Il y a eu une insuffisance par rapport au débat sur la culture, au mouvement associatif, au patrimoine et à l'esthétique urbaine, aux problèmes de famille, à l'écologie. Je pense que la modernité de la social-démocratie est de dire que plus que jamais sans doute l'économie nous impose ses logiques et que le bonheur de l'homme passe évidemment par la satisfaction de toute une série de besoins matériels légitimes mais qu'il y a d'autres aspirations. Attention de ne pas devenir nous-mêmes des escalves de logiques productivistes et exclusivement économistes. Et cela d'autant plus qu'on sait bien que les leviers de l'économie mondiale nous échappent. Une fuite en avant dans le bonheur matérialiste est non seulement une erreur en période de haute conjecture mais certainement une chimère en période de crise sociale.

Marx mais pas que Marx?

- Il y a des solidarités nouvel les que nous devons intégrer.Il n'y a toutefois pas la moindre hésitation: l'emploi et la sécurité sociale restent les piliers forts de mon engagement. Mais à coté de cela n'oublions la culture, la formation du citoyen, l'environnement.

S'il faut en revenir aux valeurs, sans qu'on ne sache toujours très bien ce que cela recouvre, ce sont des valeurs réactualisées?

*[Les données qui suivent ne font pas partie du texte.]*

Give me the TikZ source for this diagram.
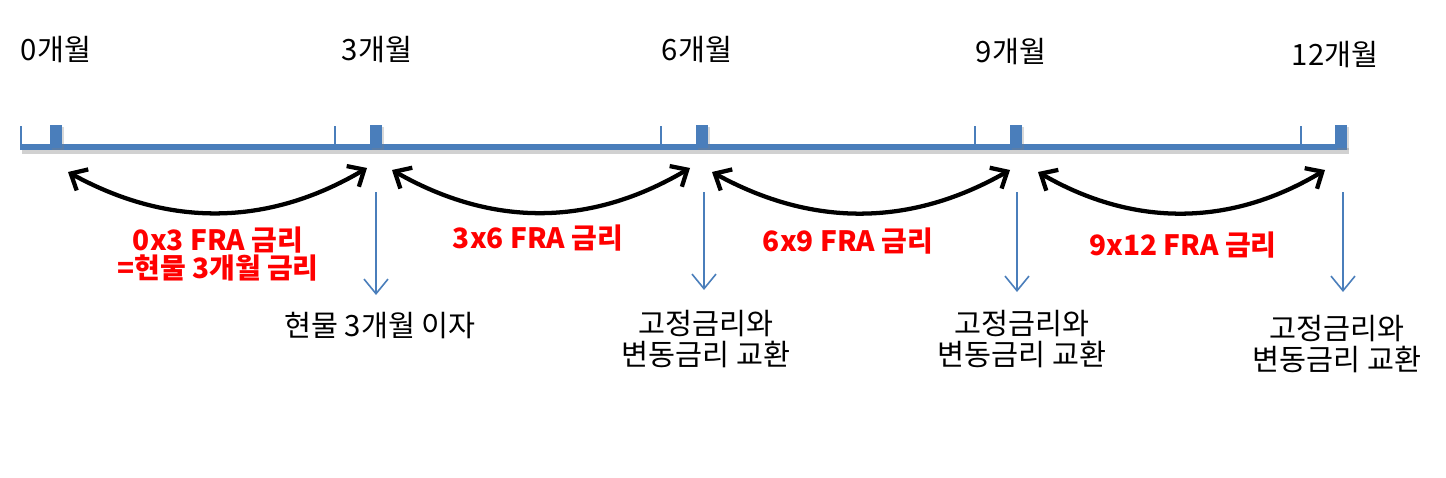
\documentclass[tikz,border=0pt]{standalone}
\usepackage{fontspec}
\setmainfont{Noto Sans CJK KR}
\usetikzlibrary{arrows.meta,shadows}
\definecolor{lineblue}{HTML}{4A7EBB}
\definecolor{frared}{HTML}{FF0000}
\tikzset{
  monthbox/.style={fill=lineblue, minimum width=9pt, minimum height=17pt,
    inner sep=0pt, anchor=south,
    drop shadow={opacity=0.3, shadow xshift=1.5pt, shadow yshift=-1.5pt}},
  monthlabel/.style={font=\fontsize{22}{26}\selectfont},
  fralabel/.style={text=frared, align=center, font=\fontsize{21}{21}\bfseries\selectfont},
  cashlabel/.style={align=center, anchor=north, font=\fontsize{22}{23}\selectfont},
  swing/.style={line width=3.2pt, {Straight Barb[length=10pt,width=18pt]}-{Straight Barb[length=10pt,width=18pt]}},
  payarrow/.style={lineblue, line width=1.2pt, -{Straight Barb[length=11pt,width=18pt,line width=1.2pt]}}
}
\begin{document}
\begin{tikzpicture}[x=0.75pt, y=-0.75pt]
\useasboundingbox (0,0) rectangle (1446,478);
% time line
\draw[black, opacity=0.18, line width=4.5pt] (22,151) -- (1349,151);
\draw[lineblue, line width=4.5pt] (20,147) -- (1347,147);
\foreach \x in {21,335,661,975,1301}
  \draw[lineblue, line width=1pt] (\x,126) -- (\x,150);
% month marks
\node[monthbox] (m0) at (56,148) {};
\node[monthbox] (m3) at (376,148) {};
\node[monthbox] (m6) at (702,148) {};
\node[monthbox] (m9) at (1016,148) {};
\node[monthbox] (m12) at (1341,148) {};
\node[monthlabel] (t0) at (56,50) {0개월};
\node[monthlabel] (t3) at (377,50) {3개월};
\node[monthlabel] (t6) at (697,50) {6개월};
\node[monthlabel] (t9) at (1011,52) {9개월};
\node[monthlabel] (t12) at (1335,55) {12개월};
% FRA periods
\coordinate (a0) at (68,172);  \coordinate (b3) at (367,168);
\coordinate (a3) at (392,170); \coordinate (b6) at (690,168);
\coordinate (a6) at (712,172); \coordinate (b9) at (1010,170);
\coordinate (a9) at (1038,172); \coordinate (b12) at (1325,170);
\draw[swing] (a0) .. controls +(100,55) and +(-100,59) .. (b3);
\draw[swing] (a3) .. controls +(100,57) and +(-100,59) .. (b6);
\draw[swing] (a6) .. controls +(100,55) and +(-100,57) .. (b9);
\draw[swing] (a9) .. controls +(95,55) and +(-95,57) .. (b12);
\node[fralabel] (f0) at (218,254) {0x3 FRA 금리\\=현물 3개월 금리};
\node[fralabel] (f3) at (538,238) {3x6 FRA 금리};
\node[fralabel] (f6) at (848,241) {6x9 FRA 금리};
\node[fralabel] (f9) at (1183,245) {9x12 FRA 금리};
% cash flows
\node[cashlabel] (c3) at (380,308) {현물 3개월 이자};
\node[cashlabel] (c6) at (706,306) {고정금리와\\변동금리 교환};
\node[cashlabel] (c9) at (1022,306) {고정금리와\\변동금리 교환};
\node[cashlabel] (c12) at (1337,311) {고정금리와\\변동금리 교환};
\coordinate (d3) at (376,192);
\coordinate (d6) at (704,192);
\coordinate (d9) at (1017,192);
\coordinate (d12) at (1343,192);
\draw[payarrow] (d3) -- (d3 |- 0,295);
\draw[payarrow] (d6) -- (d6 |- 0,290);
\draw[payarrow] (d9) -- (d9 |- 0,292);
\draw[payarrow] (d12) -- (d12 |- 0,292);
\end{tikzpicture}
\end{document}
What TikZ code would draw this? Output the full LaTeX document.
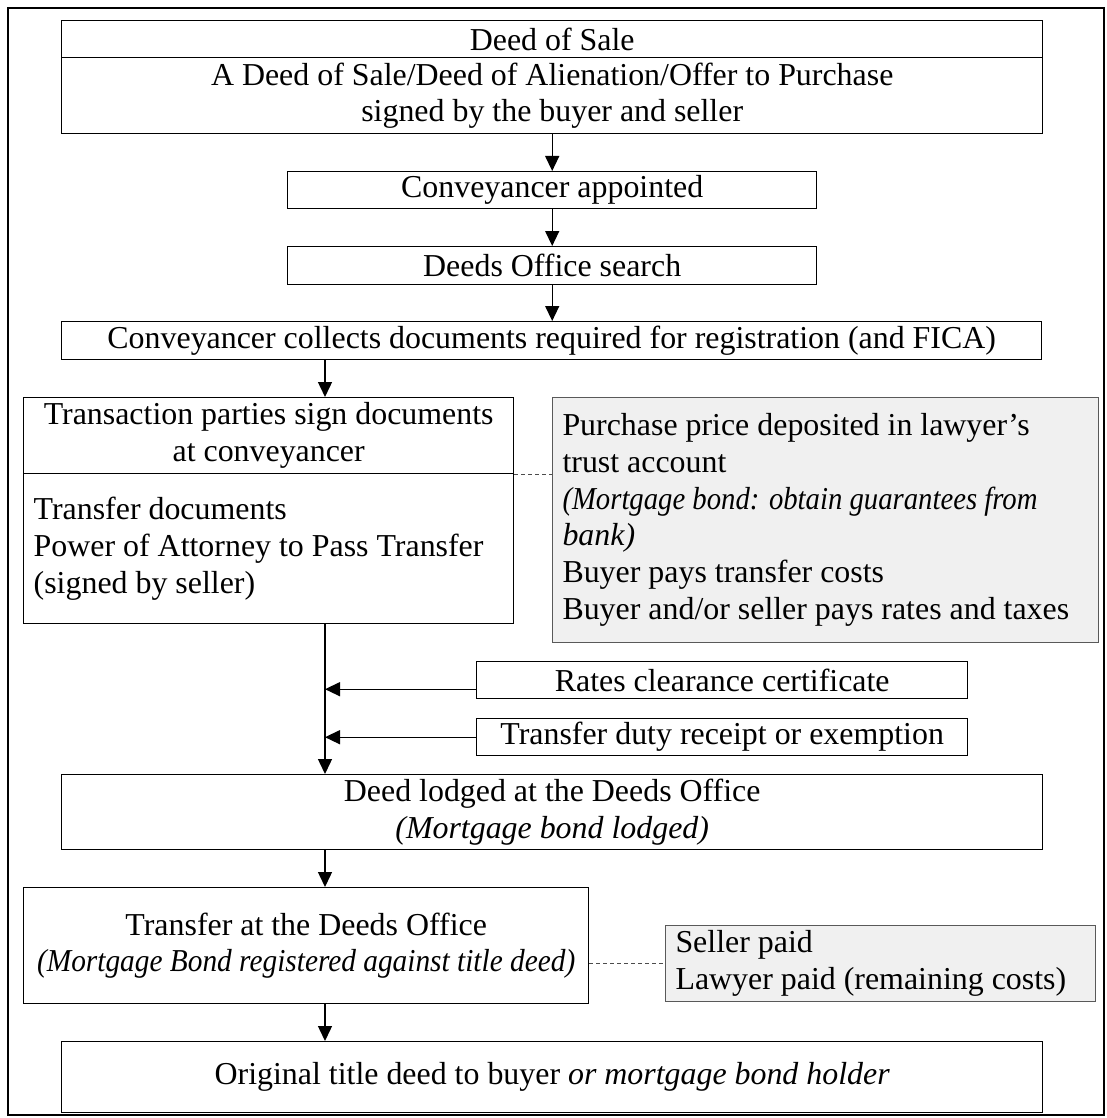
\documentclass[tikz,border=0pt]{standalone}
\usepackage{fontspec}
\usepackage{graphicx}
\setmainfont{Liberation Serif}
\usetikzlibrary{arrows.meta}
\newcommand\msize{\fontsize{31.9}{36.7}\selectfont}
\tikzset{
  box/.style={draw=black, line width=1.4pt, anchor=north west, inner sep=0pt, align=center, font=\msize},
  graybox/.style={draw=black!65, line width=1pt, fill=black!6, anchor=north west, inner ysep=0pt, align=flush left, font=\msize},
  arr/.style={-{Triangle[length=15pt,width=14pt]}, line width=1.4pt, draw=black},
  dashline/.style={dashed, dash pattern=on 4pt off 3pt, line width=1pt, draw=black!70}
}
\begin{document}
\begin{tikzpicture}[x=1pt,y=-1pt]
\useasboundingbox (0,0) rectangle (1107,1118);
\draw[line width=1.2pt] (8,8) rectangle (1104,1115);

\node[box, minimum width=981pt, minimum height=37pt] (dhead) at (61,20) {Deed of Sale};
\node[box, minimum width=981pt, minimum height=76pt] (dbody) at (61,57) {A Deed of Sale/Deed of Alienation/Offer to Purchase\\signed by the buyer and seller};
\node[box, minimum width=529pt, minimum height=37pt] (appt) at (287,171) {Conveyancer appointed};
\node[box, minimum width=529pt, minimum height=38pt] (search) at (287,246) {Deeds Office search};
\node[box, minimum width=980pt, minimum height=38pt] (collect) at (61,321) {Conveyancer collects documents required for registration (and FICA)};
\node[box, minimum width=490pt, minimum height=76pt] (thead) at (23,397) {Transaction parties sign documents\\at conveyancer};
\node[box, align=flush left, text width=470pt, inner xsep=10pt, minimum height=150pt] (tbody) at (23,473) {Transfer documents\\Power of Attorney to Pass Transfer\\(signed by seller)};
\node[graybox, text width=526pt, inner xsep=10pt, minimum height=245pt] (pay) at (552,397) {Purchase price deposited in lawyer's\\trust account\\\scalebox{0.9}[1]{\itshape (Mortgage bond: obtain guarantees from}\\\textit{bank)}\\Buyer pays transfer costs\\Buyer and/or seller pays rates and taxes};
\node[box, minimum width=491pt, minimum height=37pt] (rates) at (476,661) {Rates clearance certificate};
\node[box, minimum width=491pt, minimum height=37pt] (duty) at (476,718) {Transfer duty receipt or exemption};
\node[box, minimum width=981pt, minimum height=75pt] (lodged) at (61,774) {Deed lodged at the Deeds Office\\\textit{(Mortgage bond lodged)}};
\node[box, minimum width=565pt, minimum height=116pt] (transfer) at (23,887) {Transfer at the Deeds Office\\\scalebox{0.92}[1]{\itshape (Mortgage Bond registered against title deed)}};
\node[graybox, text width=410pt, inner xsep=10pt, minimum height=76pt] (seller) at (665,925) {Seller paid\\Lawyer paid (remaining costs)};
\node[box, minimum width=981pt, minimum height=71pt] (final) at (61,1041) {Original title deed to buyer \textit{or mortgage bond holder}};

\coordinate (vx) at (325,0);
\draw[arr] (dbody.south) -- (appt.north);
\draw[arr] (appt.south) -- (search.north);
\draw[arr] (search.south) -- (search.south |- collect.north);
\draw[arr] (vx |- collect.south) -- (vx |- thead.north);
\draw[arr] (vx |- tbody.south) -- (vx |- lodged.north);
\draw[arr] ([yshift=-9pt]rates.west) -- ([yshift=-9pt]rates.west -| vx);
\draw[arr] (duty.west) -- (duty.west -| vx);
\draw[arr] (vx |- lodged.south) -- (vx |- transfer.north);
\draw[arr] (vx |- transfer.south) -- (vx |- final.north);
\draw[dashline] (thead.south east) -- (thead.south east -| pay.west);
\draw[dashline] (seller.west -| transfer.east) -- (seller.west);
\end{tikzpicture}
\end{document}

- Bien sûr tout en se disant bien que l'enjeu majeur de la gauche aujourd'hui est la réactivation des valeurs collectives et communautaires. Ces valeurs ne se réduisent pas à la seule satisfaction d'une meilleure redistribution de la richesse: c'est le socle des valeurs collectives et communautaires puisque c'est le principe même de la solidarité qui est inscrit dans cette meilleure redistribution des richesses. Mais à côte de cela, l'homme est à la recherche d'autres natures aussi.

- Vous vous revendiquez social-démocrate, d'autres socialistes. C'est la querelle des anciens et des modernes?

Il y a des histoires différentes, des références différentes mais, aujourd'hui dans le parti socialiste, il y a une communauté d'idées en ce qui concerne le refus de la logique économique égoïste. On ne peut pas nier les bagarres de tranchée de nos ministres fédéraux ces dernières semaines: elles montrent bien que cette communauté d'idées reste forte même si chacun aborde les difficultés avec des sensibilités différentes.

- Il n'y a donc pas de ligne de démarcation?

Les choses évoluent. Busquin est un type intéressant à cet égard car c'est quelqu'un de très attentif aux petits leviers du changement de la vie.

- A propos de Busquin, votre discours, c'est celui d'un futur président?

Mais je suis président, de la Région bruxelloise.

- Et la présidence du parti,vous y aviez déjà pensé?

Non. Vous savez, je ne suis pas un homme d'appareil. Ce qui est important pour un homme politique, c'est d'avoir la maîtrise de son action et de respecter des principes. A Bruxelles, exemple même de la fracture sociale, ce qui me motive, c'est de pouvoir développer un projet de ville en aidant par exemple les communes et les quartiers les plus défavorisés, en développant les programmes de logements sociaux et d'insertion professionnelle, en appuyant l'associatif.

- Avoir des principes, c'est la qualité première d'un homme politique?

Quand on fait de la politique, il faut des principes pour d'évidentes raisons morales. Il faut aussi de l'instinct... pour d'aussi évidentes raisons de survie.